Proving a binary string of length i is less than or equal to $2^i$?

Question

This is a problem I've gotten on my Graph Theory Homework, and I'm I'm not quite sure how to start off with proving it.

The question is as follows:

Let $\mathcal S$ be a finite collection of binary strings of finite length, i.e. finite sequences of $0$’s and $1$’s.

Suppose that $\mathcal S$ has the property that no member of $\mathcal S$ is a prefix of another member of $\mathcal S$, for example $11010$ and $110$ could not be in $\mathcal S$ because $110$ is a prefix of $11010$.

Let $N_i$ be the number of sequences of length $i$ in $\mathcal S$.

Show that $$\sum \frac{N_i}{2^i}\le 1$$

Any help would be greatly Appreciated!

Answer 1

Hint: One interesting way to deal with the condition that "no string is a prefix of another" is to add in every string that any string in the set is a prefix of. For example, if $01$ is in the set, our new set contains every string starting with $01$.
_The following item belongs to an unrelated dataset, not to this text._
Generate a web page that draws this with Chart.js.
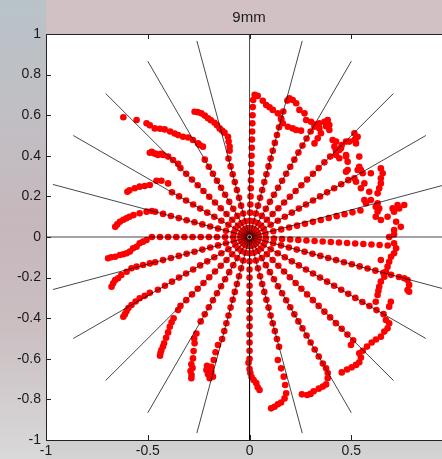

Now, look at the strings in our new set of length $N$ for some large $N$ (say, larger than the length of any string in our original set). How many of them are there at most, and how do we relate this to the given sum?

Answer 2

This is a standard theorem in Kolmogorov complexity, which is sometimes called Kraft's inequality. The problem here follows directly from Theorem 1.1 in the text by Li and Vitanyi.

The most straightforward proof is to see that the set of strings you have determines an open set of the Cantor space $2^{\mathbb{N}}$. The Cantor space consists of all infinite sequences of 0s and 1s, while the open set is the union of the cylinders $\sigma \smallfrown 2^{\mathbb{N}}$ for each $\sigma$ in the set. The measure of each such cylinder under the fair coin measure is $2^{-|\sigma|}$, the cylinders are pairwise disjoint because of the prefix-free condition, the sum in the question is the total measure of the open set, and the measure of the entire Cantor space is $1$.

This also shows there is no reason to assume $S$ is finite, we only need to know it is prefix-free.